Es decir, “rancios, amargos, fondos, azafrán y pimentón, escabeches revisitados, para sobresaltar a parisinos enterados, pero confundidos por la nefasta versión turística de nuestras cocinas”.
Pedagogía del arroz
También supo que una de las patas de la suya serían los arroces. El cereal más consumido del mundo es también el más identificable con España. Pero a menudo y desgraciadamente en una versión gastronómicamente lamentable, grasa, con colorante y acumulación de tropiezos, en mesas turísticas españolas, ferias taurinas de Francia o pescaderías parisinas. Y, a veces con la mejor voluntad pero sin saber ni paladar, en restaurantes españoles de la diáspora.
Sus arroces en paella, del espesor de un dedo –tuvo que hacer pedagogía con la noción de que continente y contenido se llaman igual: paella; y se ciñó al arroz de Calasparra o Delta del Ebro, al pimentón de La Vera, al azafrán del año– sedujeron a un público que terminó por incluir a casi todos los grandes cocineros franceses.
De hecho, uno de sus clientes de domingos por la noche, Alain Ducasse, publicó en su editorial el primer libro francés de Herráiz: Gaspacho (traducido luego, Gazpacho, en Akal).
El neófito se profesionalizó con un estuche de diez libros en la colección Dix façons de le preparar, diez maneras de prepararlo, en L’Épure, en los que además de recetar desde tapas hasta bocatas, hay un diccionario francés-Fogón, “para traducir a la clientela las características diferenciales de mi cocina o descubrirle productos”.
Sin olvidar, con la editorial Phaidon, en inglés, en francés y en castellano, un Paella con 108 recetas. “Es el manual de mi rizvolution”, proclama Herráiz: paella blanca, otras “de ida y vuelta” (España/India; mestiza hispano francesa con blanquette de veau), la negrísima que imita el ultra negro del pintor Pierre Soulages, la Inversée au turbot, invertida, con corona de espina… de rodaballo.
Curriculum culinario
Herráiz nació entre fogones. “Nuestra casa era muy especial: sólo habitaciones.
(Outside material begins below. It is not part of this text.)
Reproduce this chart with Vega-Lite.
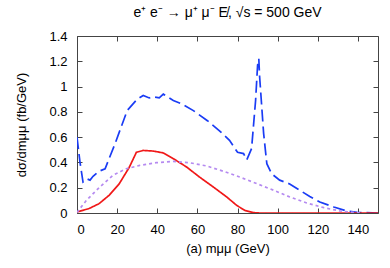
{
  "$schema": "https://vega.github.io/schema/vega-lite/v6.json",
  "autosize": {"type": "none"},
  "width": 301,
  "height": 177,
  "padding": {"left": 77, "top": 36, "right": 12, "bottom": 55},
  "title": {"text": "e⁺ e⁻ → μ⁺ μ⁻ E̸, √s = 500 GeV", "font": "Liberation Sans", "fontSize": 14, "fontWeight": "normal", "offset": 10, "anchor": "middle"},
  "config": {
    "view": {"stroke": "#444", "strokeWidth": 1},
    "axis": {"labelFont": "Liberation Sans", "titleFont": "Liberation Sans", "labelFontSize": 13, "titleFontSize": 13, "titleFontWeight": "normal", "grid": false, "domain": false, "tickColor": "#444", "labelColor": "#000", "titleColor": "#000"}
  },
  "data": {"values": [
    {"s": "blue", "x": 0, "y": 0.60},
    {"s": "blue", "x": 1.5, "y": 0.40},
    {"s": "blue", "x": 3, "y": 0.245},
    {"s": "blue", "x": 5, "y": 0.27},
    {"s": "blue", "x": 6.5, "y": 0.26},
    {"s": "blue", "x": 8, "y": 0.29},
    {"s": "blue", "x": 11, "y": 0.33},
    {"s": "blue", "x": 14, "y": 0.35},
    {"s": "blue", "x": 19, "y": 0.55},
    {"s": "blue", "x": 25, "y": 0.81},
    {"s": "blue", "x": 30, "y": 0.90},
    {"s": "blue", "x": 33, "y": 0.93},
    {"s": "blue", "x": 36, "y": 0.91},
    {"s": "blue", "x": 38, "y": 0.92},
    {"s": "blue", "x": 41, "y": 0.91},
    {"s": "blue", "x": 43, "y": 0.94},
    {"s": "blue", "x": 48, "y": 0.89},
    {"s": "blue", "x": 52, "y": 0.865},
    {"s": "blue", "x": 58, "y": 0.81},
    {"s": "blue", "x": 65, "y": 0.73},
    {"s": "blue", "x": 71, "y": 0.65},
    {"s": "blue", "x": 76, "y": 0.575},
    {"s": "blue", "x": 80, "y": 0.48},
    {"s": "blue", "x": 83, "y": 0.47},
    {"s": "blue", "x": 84.6, "y": 0.42},
    {"s": "blue", "x": 87, "y": 0.51},
    {"s": "blue", "x": 89, "y": 0.89},
    {"s": "blue", "x": 90, "y": 1.17},
    {"s": "blue", "x": 90.6, "y": 1.22},
    {"s": "blue", "x": 91, "y": 1.08},
    {"s": "blue", "x": 93, "y": 0.63},
    {"s": "blue", "x": 94.6, "y": 0.39},
    {"s": "blue", "x": 97, "y": 0.31},
    {"s": "blue", "x": 101, "y": 0.26},
    {"s": "blue", "x": 106, "y": 0.23},
    {"s": "blue", "x": 111, "y": 0.18},
    {"s": "blue", "x": 116, "y": 0.13},
    {"s": "blue", "x": 121, "y": 0.087},
    {"s": "blue", "x": 128, "y": 0.047},
    {"s": "blue", "x": 134.5, "y": 0.016},
    {"s": "blue", "x": 139.5, "y": 0.005},
    {"s": "blue", "x": 150, "y": 0},
    {"s": "red", "x": 0, "y": 0.008},
    {"s": "red", "x": 6, "y": 0.035},
    {"s": "red", "x": 11, "y": 0.074},
    {"s": "red", "x": 16, "y": 0.14},
    {"s": "red", "x": 21, "y": 0.23},
    {"s": "red", "x": 26, "y": 0.36},
    {"s": "red", "x": 29.6, "y": 0.48},
    {"s": "red", "x": 33, "y": 0.495},
    {"s": "red", "x": 38, "y": 0.49},
    {"s": "red", "x": 43, "y": 0.475},
    {"s": "red", "x": 48, "y": 0.43},
    {"s": "red", "x": 54.6, "y": 0.364},
    {"s": "red", "x": 61, "y": 0.285},
    {"s": "red", "x": 68, "y": 0.205},
    {"s": "red", "x": 74.6, "y": 0.127},
    {"s": "red", "x": 79.6, "y": 0.06},
    {"s": "red", "x": 83.7, "y": 0.02},
    {"s": "red", "x": 88, "y": 0.003},
    {"s": "red", "x": 91, "y": 0},
    {"s": "red", "x": 150, "y": 0},
    {"s": "purple", "x": 0, "y": 0.005},
    {"s": "purple", "x": 4.7, "y": 0.10},
    {"s": "purple", "x": 11.3, "y": 0.205},
    {"s": "purple", "x": 18, "y": 0.30},
    {"s": "purple", "x": 24.6, "y": 0.35},
    {"s": "purple", "x": 31.3, "y": 0.377},
    {"s": "purple", "x": 39.6, "y": 0.398},
    {"s": "purple", "x": 48, "y": 0.408},
    {"s": "purple", "x": 56, "y": 0.398},
    {"s": "purple", "x": 64.6, "y": 0.372},
    {"s": "purple", "x": 73, "y": 0.33},
    {"s": "purple", "x": 81, "y": 0.285},
    {"s": "purple", "x": 89.6, "y": 0.232},
    {"s": "purple", "x": 98, "y": 0.18},
    {"s": "purple", "x": 106, "y": 0.127},
    {"s": "purple", "x": 114.5, "y": 0.079},
    {"s": "purple", "x": 123, "y": 0.042},
    {"s": "purple", "x": 131, "y": 0.016},
    {"s": "purple", "x": 138, "y": 0.005},
    {"s": "purple", "x": 141, "y": 0}
  ]},
  "layer": [
    {
      "mark": {"type": "line", "clip": true},
      "encoding": {
        "x": {"field": "x", "type": "quantitative", "scale": {"domain": [0, 150], "nice": false}, "axis": {"values": [0, 20, 40, 60, 80, 100, 120, 140], "tickSize": -5, "labelPadding": 15, "title": "(a) mμμ (GeV)", "titlePadding": 6}},
        "y": {"field": "y", "type": "quantitative", "scale": {"domain": [0, 1.4], "nice": false}, "axis": {"values": [0, 0.2, 0.4, 0.6, 0.8, 1, 1.2, 1.4], "format": "~g", "tickSize": -5, "labelPadding": 15, "title": "dσ/dmμμ (fb/GeV)", "titlePadding": 20}},
        "color": {"field": "s", "type": "nominal", "scale": {"domain": ["blue", "red", "purple"], "range": ["#1a3cf5", "#f01818", "#b58af0"]}, "legend": null},
        "strokeDash": {"field": "s", "type": "nominal", "scale": {"domain": ["blue", "red", "purple"], "range": [[12, 5], [1, 0], [3, 3]]}, "legend": null},
        "strokeWidth": {"field": "s", "type": "nominal", "scale": {"domain": ["blue", "red", "purple"], "range": [1.7, 1.7, 2.2]}, "legend": null},
        "order": {"field": "x", "type": "quantitative"}
      }
    },
    {
      "mark": {"type": "line", "opacity": 0},
      "encoding": {
        "x": {"field": "x", "type": "quantitative", "scale": {"domain": [0, 150], "nice": false}, "axis": {"orient": "top", "values": [0, 20, 40, 60, 80, 100, 120, 140], "tickSize": -5, "labels": false, "title": null}},
        "y": {"field": "y", "type": "quantitative", "scale": {"domain": [0, 1.4], "nice": false}, "axis": {"orient": "right", "values": [0, 0.2, 0.4, 0.6, 0.8, 1, 1.2, 1.4], "tickSize": -5, "labels": false, "title": null}},
        "detail": {"field": "s"}
      }
    }
  ],
  "resolve": {"axis": {"x": "independent", "y": "independent"}}
}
Comíamos y casi vivíamos, en el restaurante, el Mesón Nelia, de mi madre”. Con ocho años ya vestía chaqueta de camarero. Y con 12 hacía sus pinitos en cocina. Más tarde tuvo su restaurante, embanderado con las nuevas cocinas españolas.
Y como Cuenca es ciudad de arte, allí comían artistas como el pintor Antonio Saura. O Ramón Chao, que antes de ser importante periodista de París o el autor de un libro sobre su paisana gallega, La Bella Otero y/o de convertirse –como él se presenta– en “el padre de Manu Chao”, fue un joven pianista cuya virtuosidad le hizo ganar la beca que le transformaría para siempre en parisino.
De Chao es por otra parte el texto del catálogo de la exposición Antojos, de Antonio Pérez, en 1999 en el Cervantes parisino. Pérez, con Fundación a su nombre, en Cuenca, consagrada a los objetos hallados, esa forma poética del arte, pone esta dedicatoria en el catálogo de la muestra: “Para Alberto Herráiz, con quien tantos objetos he encontrado”.
Concepto 2017
Chao le prestó a Herráiz su casa parisina para una primera incursión, la que le inoculó el veneno. Y le ayudó a instalarse. Más tarde, Herráiz se casó –su mujer, Vanina, multiplicada en pastelera, sumillera y directora de sala–, tuvo un hijo y arraigó.
Ahora, y porque “hemos cambiado de siglo y la cocina, el restaurante, la sala, han pegado también unos cambios vertiginosos”, Herráiz aprovechó la excusa de reunir las recetas de su cocina pintada, las fotos de David del Río, las opiniones de Bonet (las mismas que sazonaron sus clases en el Cervantes) en “un libro que transforme los bodegones en naturaleza viva”, para poner su Fogón “en modo pausa”.
Así, por primera vez desde su niñez, comenzó este 2017 –veinte años después de su instalación– sin oficiar en fogones e incluso sin Fogón –vendió el establecimiento asomado al Sena–, para “concentrarme en un libro sobre los nueve pintores emplatados”. Un libro que debe reunir, en torno a cuadros y recetas y fotos, el saber apasionado de Bonet y la pasión sabrosa de Herráiz.
Al mismo tiempo, “concibo ya, con Vanina, el Fogón de la segunda década del siglo, con la misma voluntad de crear una asociación de sabores que se entiendan entre sí, que sean comprendidos por el comensal y que provoquen placer. Pero con un concepto más acorde con el nuevo aire que sopla hoy, en París y en el mundo, en cocinas y salas”.